Optical Character Recognition for ReqLLM.

Extracts rich markdown from documents (PDF, images) using OCR models. Currently supports Mistral OCR on Google Vertex AI.

Examples

model = ReqLLM.model!(%{provider: :google_vertex, id: "mistral-ocr-2505"})

# Process a PDF binary
{:ok, result} = ReqLLM.ocr(model, pdf_binary,
  provider_options: [region: "europe-west4"]
)
result.markdown  #=> "# Title\n\nExtracted text with ![images](data:...)..."
result.pages     #=> [%{index: 0, markdown: "...", images: [...]}]

# Process a file
{:ok, result} = ReqLLM.ocr_file(model, "doc.pdf",
  provider_options: [region: "europe-west4"]
)

Response

Returns {:ok, %{markdown: String.t(), pages: [map()]}} where:

  • markdown — concatenated page markdowns with --- separators
  • pages — list of %{index: integer, markdown: String.t(), images: [map()]}

Summary

Functions

Process a document binary through an OCR model.

Process a document binary through an OCR model. Raises on error.

Process a file at the given path through an OCR model.

Process a file through an OCR model. Raises on error.

Validates that a model supports OCR operations.

Types

ocr_result()

@type ocr_result() :: %{markdown: String.t(), pages: [map()]}

Functions

ocr(model_spec, document_binary, opts \\ [])

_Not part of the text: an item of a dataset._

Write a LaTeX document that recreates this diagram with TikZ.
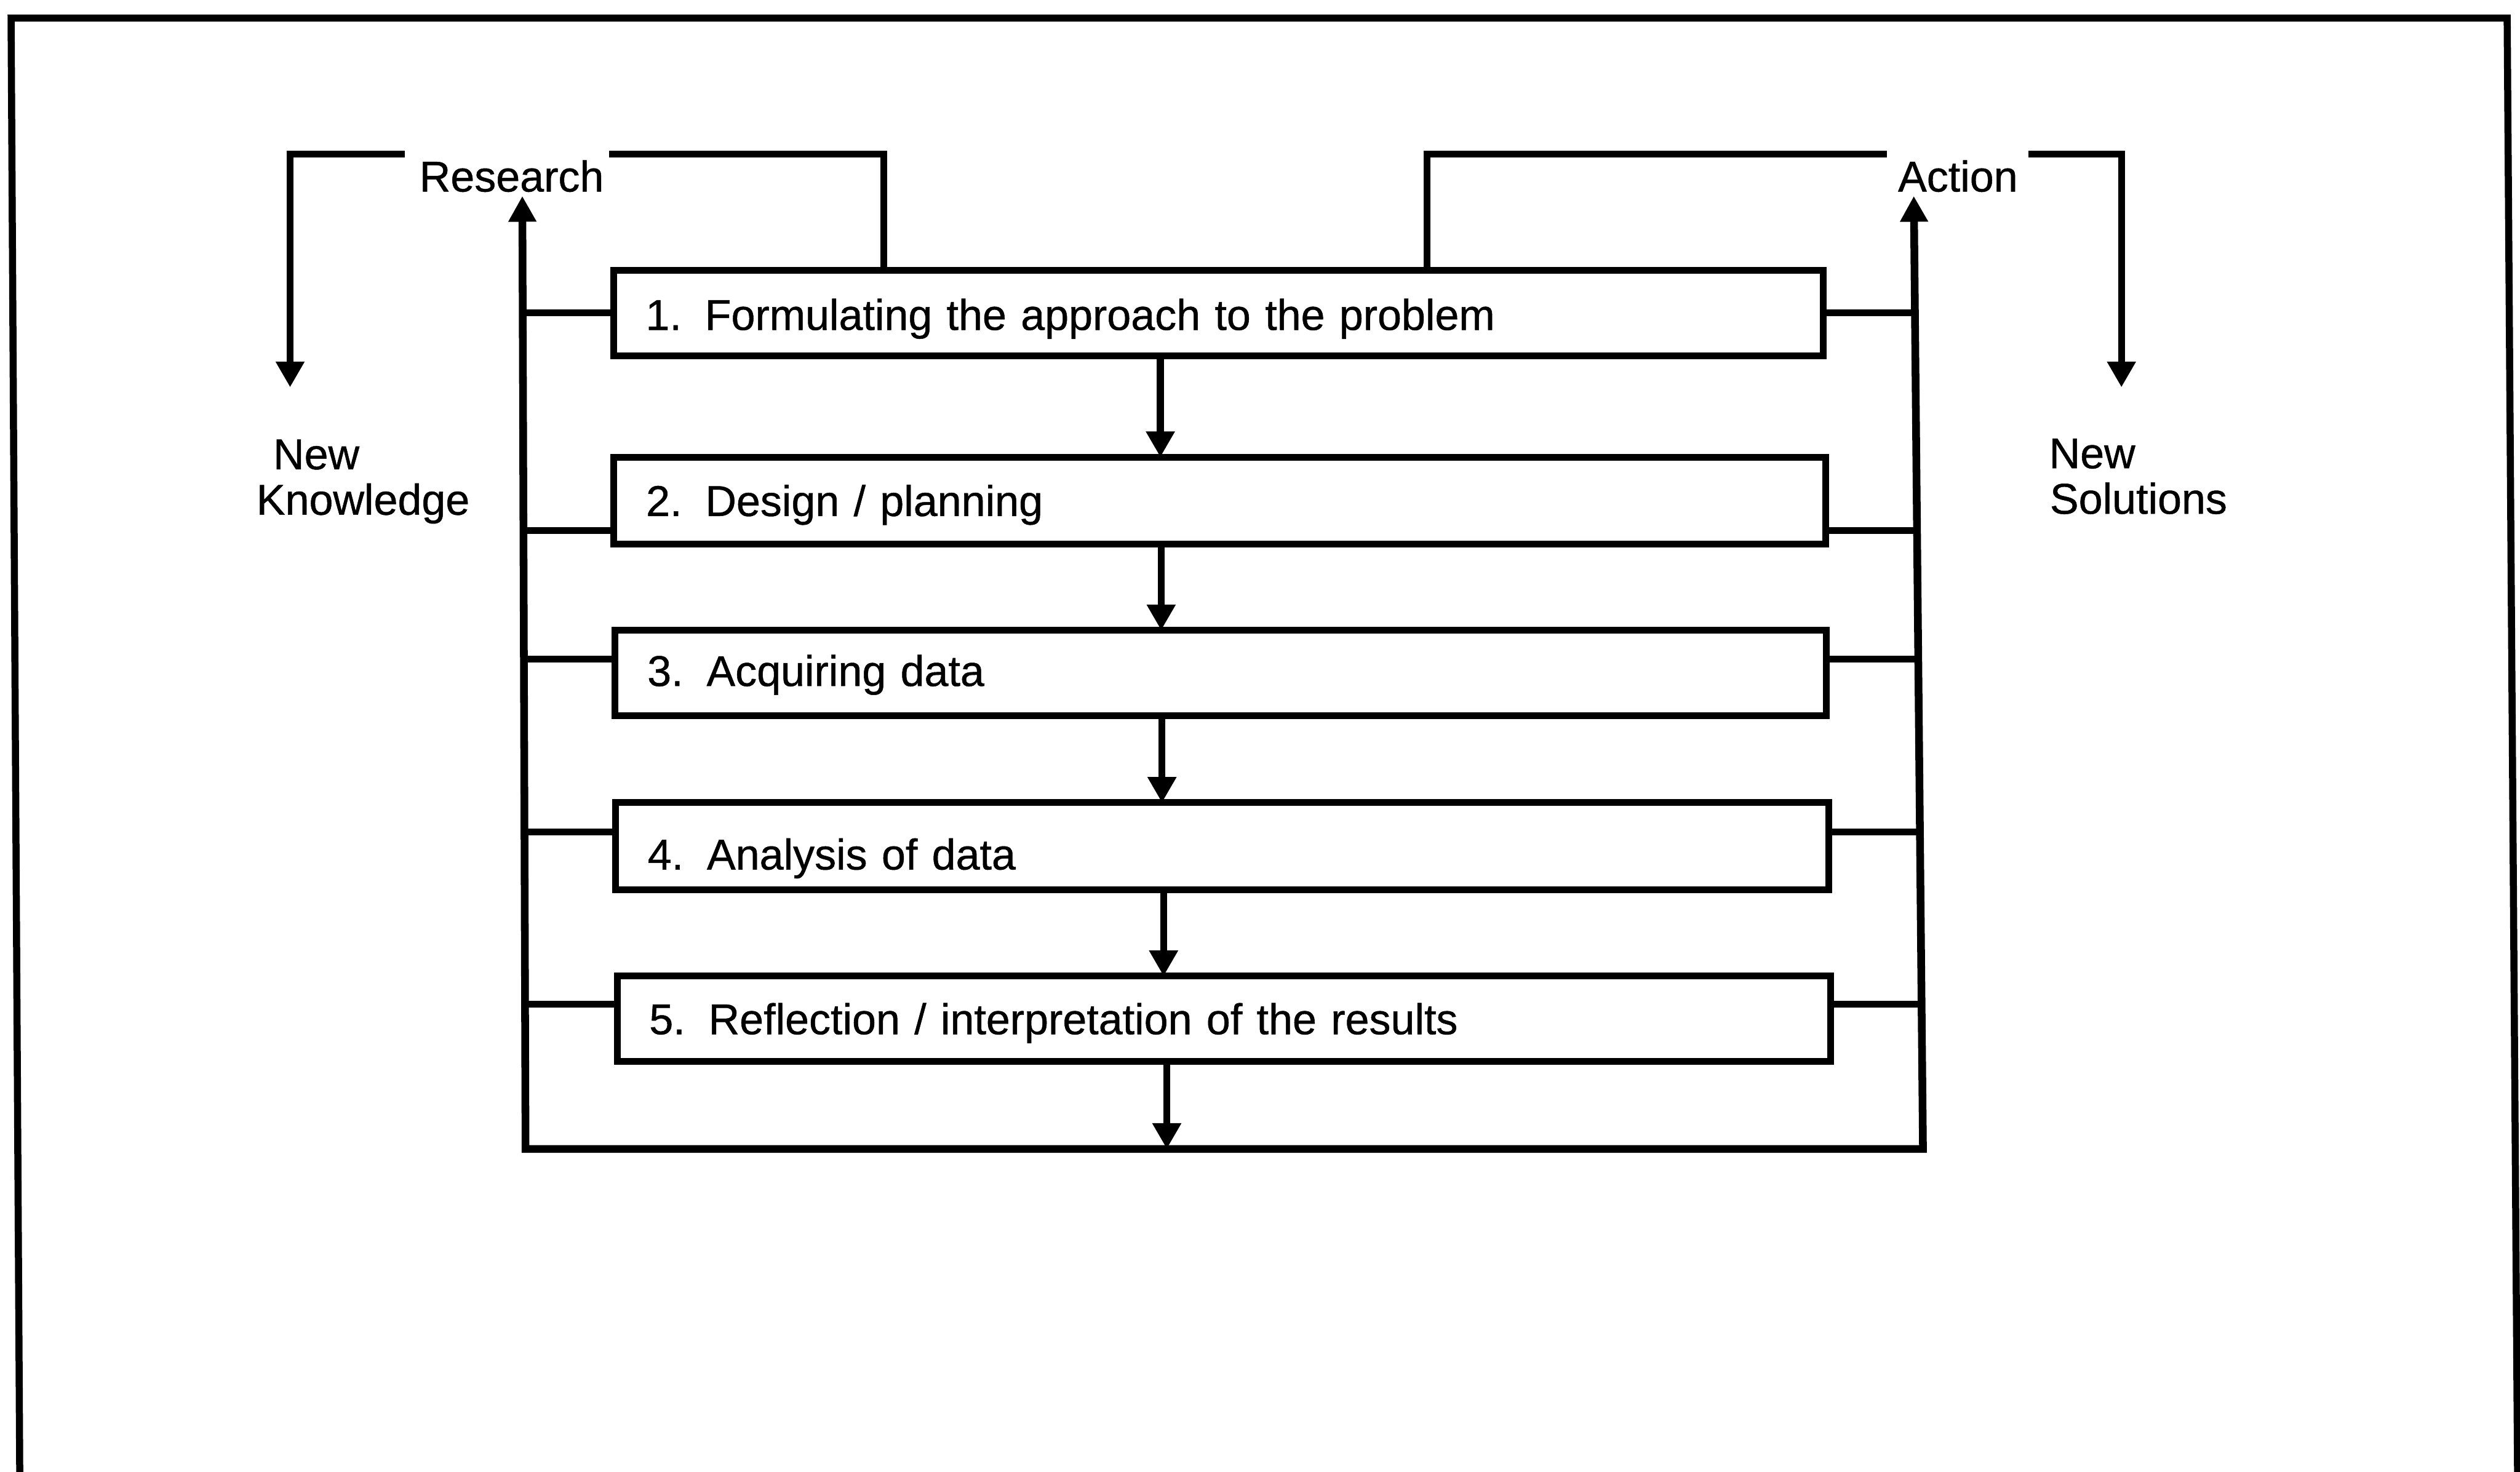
\documentclass[tikz,border=0pt]{standalone}
\usepackage{fontspec}
\setmainfont{Liberation Sans}
\newfontfamily\scanfont{Liberation Sans}[FakeBold=0.7]
\usetikzlibrary{arrows.meta}
\begin{document}
\begin{tikzpicture}[x=1pt,y=-1pt,
  ln/.style={line width=4.2pt},
  rail/.style={line width=4.8pt},
  arr/.style={line width=4.4pt,-{Triangle[length=16pt,width=17pt]}},
  txt/.style={inner sep=0pt,outer sep=0pt,font=\scanfont\fontsize{26.8}{28.5}\selectfont},
  stepbox/.style={draw,line width=4.2pt,inner sep=0pt,outer sep=0pt,align=left,
    text height=19.2pt,text depth=0pt,font=\scanfont\fontsize{26.8}{28.5}\selectfont}]
\useasboundingbox (0,0) rectangle (1568,916);
% frame (open at the bottom)
\draw[line width=4.4pt] (12.3,920) -- (6.9,11.2) -- (1560,11.2) -- (1566.5,920);

% step boxes
\node[stepbox,text width=752.7pt,minimum height=53.2pt,text height=21pt] (b1) at (758.1,194.8)
  {\hspace*{20pt}1.\hspace{14.5pt}Formulating the approach to the problem};
\node[stepbox,text width=754pt,minimum height=54pt] (b2) at (759,311.5)
  {\hspace*{20pt}2.\hspace{14.5pt}Design / planning};
\node[stepbox,text width=753.6pt,minimum height=53.3pt,text height=16pt] (b3) at (759.6,418.9)
  {\hspace*{20pt}3.\hspace{14.5pt}Acquiring data};
\node[stepbox,text width=755pt,minimum height=54.1pt,text height=29pt] (b4) at (760.5,526.6)
  {\hspace*{20pt}4.\hspace{14.5pt}Analysis of data};
\node[stepbox,text width=755pt,minimum height=53pt] (b5) at (761.5,634)
  {\hspace*{20pt}5.\hspace{14.5pt}Reflection / interpretation of the results};

% labels
\node[txt,anchor=base west] (res) at (261,119.2) {Research};
\node[txt,anchor=base west] (act) at (1181,119.2) {Action};
\node[txt,anchor=base west] (nk1) at (170,292) {New};
\node[txt,anchor=base west] (nk2) at (159.6,320.3) {Knowledge};
\node[txt,anchor=base west] (ns1) at (1275,291.4) {New};
\node[txt,anchor=base west] (ns2) at (1275.5,319.7) {Solutions};

% rails
\coordinate (ltop) at (325,122);
\coordinate (lbot) at (327,715);
\coordinate (rtop) at (1190.8,122);
\coordinate (rbot) at (1196.5,715);
\draw[rail,{Triangle[length=16pt,width=16.5pt]}-{Triangle[length=16pt,width=16.5pt]}]
  (ltop) -- (lbot) -- (rbot) -- (rtop);

% stubs
\coordinate (l1) at (325.3,194.8);
\coordinate (l2) at (325.8,330);
\coordinate (l3) at (326.2,410.3);
\coordinate (l4) at (326.5,517.7);
\coordinate (l5) at (326.8,625);
\coordinate (r1) at (1191.5,194.8);
\coordinate (r2) at (1192.8,330);
\coordinate (r3) at (1193.5,410.3);
\coordinate (r4) at (1194.5,517.7);
\coordinate (r5) at (1195.5,625);
\draw[ln] (l1) -- (l1 -| b1.west);
\draw[ln] (l2) -- (l2 -| b2.west);
\draw[ln] (l3) -- (l3 -| b3.west);
\draw[ln] (l4) -- (l4 -| b4.west);
\draw[ln] (l5) -- (l5 -| b5.west);
\draw[ln] (r1) -- (r1 -| b1.east);
\draw[ln] (r2) -- (r2 -| b2.east);
\draw[ln] (r3) -- (r3 -| b3.east);
\draw[ln] (r4) -- (r4 -| b4.east);
\draw[ln] (r5) -- (r5 -| b5.east);

% flow arrows between boxes
\coordinate (m1) at (722,0);
\coordinate (m2) at (722.5,0);
\coordinate (m3) at (723,0);
\coordinate (m4) at (724,0);
\coordinate (m5) at (726,0);
\draw[arr] (m1 |- b1.south) -- (m1 |- b2.north);
\draw[arr] (m2 |- b2.south) -- (m2 |- b3.north);
\draw[arr] (m3 |- b3.south) -- (m3 |- b4.north);
\draw[arr] (m4 |- b4.south) -- (m4 |- b5.north);
\draw[arr] (m5 |- b5.south) -- (m5 |- lbot);

% Research bracket
\coordinate (k1) at (252,96);
\coordinate (k2) at (180.5,96);
\coordinate (k3) at (180.5,241);
\draw[arr,line width=4.2pt] (k1) -- (k2) -- (k3);
\coordinate (k4) at (379,96);
\coordinate (k5) at (550,96);
\draw[ln] (k4) -- (k5) -- (k5 |- b1.north);

% Action bracket
\coordinate (a1) at (1174,96);
\coordinate (a2) at (888,96);
\draw[ln] (a1) -- (a2) -- (a2 |- b1.north);
\coordinate (a3) at (1262,96);
\coordinate (a4) at (1320,96);
\coordinate (a5) at (1320,241);
\draw[arr,line width=4.2pt] (a3) -- (a4) -- (a5);
\end{tikzpicture}
\end{document}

@spec ocr(String.t() | struct(), binary(), keyword()) ::
  {:ok, ocr_result()} | {:error, term()}

Process a document binary through an OCR model.

Parameters

  • model_spec — Model specification (e.g., %{provider: :google_vertex, id: "mistral-ocr-2505"})
  • document_binary — Raw document bytes (PDF, PNG, JPEG, etc.)
  • opts — Options:
    • :include_images — extract images as base64 in markdown (default true)
    • :document_type — MIME type hint (default "application/pdf")
    • :provider_options — provider-specific options (e.g., region, access_token)

Examples

pdf_bytes = File.read!("document.pdf")
model = ReqLLM.model!(%{provider: :google_vertex, id: "mistral-ocr-2505"})
{:ok, result} = ReqLLM.ocr(model, pdf_bytes)

ocr!(model_spec, document_binary, opts \\ [])

@spec ocr!(String.t() | struct(), binary(), keyword()) :: ocr_result()

Process a document binary through an OCR model. Raises on error.

ocr_file(model_spec, path, opts \\ [])

@spec ocr_file(String.t() | struct(), String.t(), keyword()) ::
  {:ok, ocr_result()} | {:error, term()}

Process a file at the given path through an OCR model.

Reads the file, detects document type from extension, and delegates to ocr/3.

Examples

model = ReqLLM.model!(%{provider: :google_vertex, id: "mistral-ocr-2505"})
{:ok, result} = ReqLLM.ocr_file(model, "report.pdf")

ocr_file!(model_spec, path, opts \\ [])

@spec ocr_file!(String.t() | struct(), String.t(), keyword()) :: ocr_result()

Process a file through an OCR model. Raises on error.

validate_model(model_spec)

@spec validate_model(ReqLLM.model_input()) ::
  {:ok, LLMDB.Model.t()} | {:error, term()}

Validates that a model supports OCR operations.